Dari ‘Abdullah (bin Mas’uud) radliyallaahu ‘anhu, ia berkata : “Seorang pendeta Yahudi mendatangi Rasulullah ﷺ, kemudian ia berkata : ‘Wahai Muhammad,
sesungguhnya kami mendapati bahwa Allah menjadikan langit-langit dengan satu jari, bumi-bumi dengan satu jari, pohon dalam satu jari, air dan tanah dengan satu jari, serta menjadikan seluruh makhluk dengan satu jari. Kemudian Dia berfirman : Aku adalah Malik (Raja)’. Maka Rasulullah ﷺ tertawa sampai terlihat gigi geraham beliau membenarkan perkataan pendeta itu. Kemudian Rasulullah ﷺ membaca ayat : ‘Dan mereka tidak mengagungkan Allah dengan pengagungan yang semestinya. Padahal bumi seluruhnya dalam genggaman-Nya pada hari kiamat, dan langit digulung dengan tangan kanan-Nya. Maha Suci Allah dan Maha Tinggi dari apa yang mereka persekutukan” (QS. Az-Zumar : 67)” [Diriwayatkan oleh Al-Bukhaariy no. 4811].
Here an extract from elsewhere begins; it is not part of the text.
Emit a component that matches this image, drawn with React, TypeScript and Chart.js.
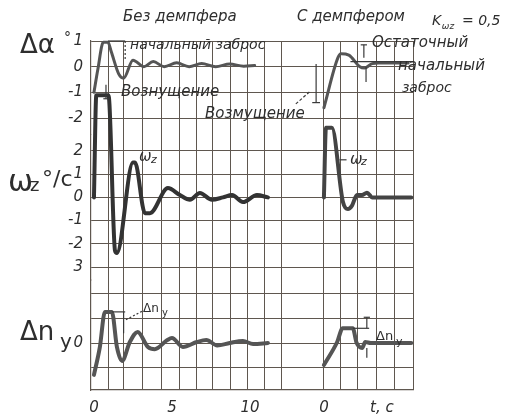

[3] Dalam sebuah hadits disebutkan:
عَنْ أَبِي هُرَيْرَةَ، أَنَّ رَسُولَ اللَّهِ ﷺ قَالَ: بَادِرُوا بِالأَعْمَالِ فِتَنًا كَقِطَعِ اللَّيْلِ الْمُظْلِمِ، يُصْبِحُ الرَّجُلُ مُؤْمِنًا، وَيُمْسِي كَافِرًا، أَوْ يُمْسِي مُؤْمِنًا، وَيُصْبِحُ كَافِرًا، يَبِيعُ دِينَهُ بِعَرَضٍ مِنَ الدُّنْيَا
Dari Abu Hurairah, bahwasannya Rasulullah ﷺ pernah bersabda : “Bersegeralah kalian mengerjakan amal-amal (shalih) sebelum datangnya fitnah yang menyerupai potongan-potongan malam yang gelap gulita. Dimana seseorang di waktu shubuh masih dalam keadaan beriman, namun sore harinya telah kafir; atau sore harinya masih beriman, namun keesokannya telah kafir. Ia menjual agamanya demi secuil (keuntungan) dunia” [Diriwayatkan oleh Muslim no. 118 & , Ahmad 2/302 & 523, Abu Ya’laa no. 6515, dan yang lainnya].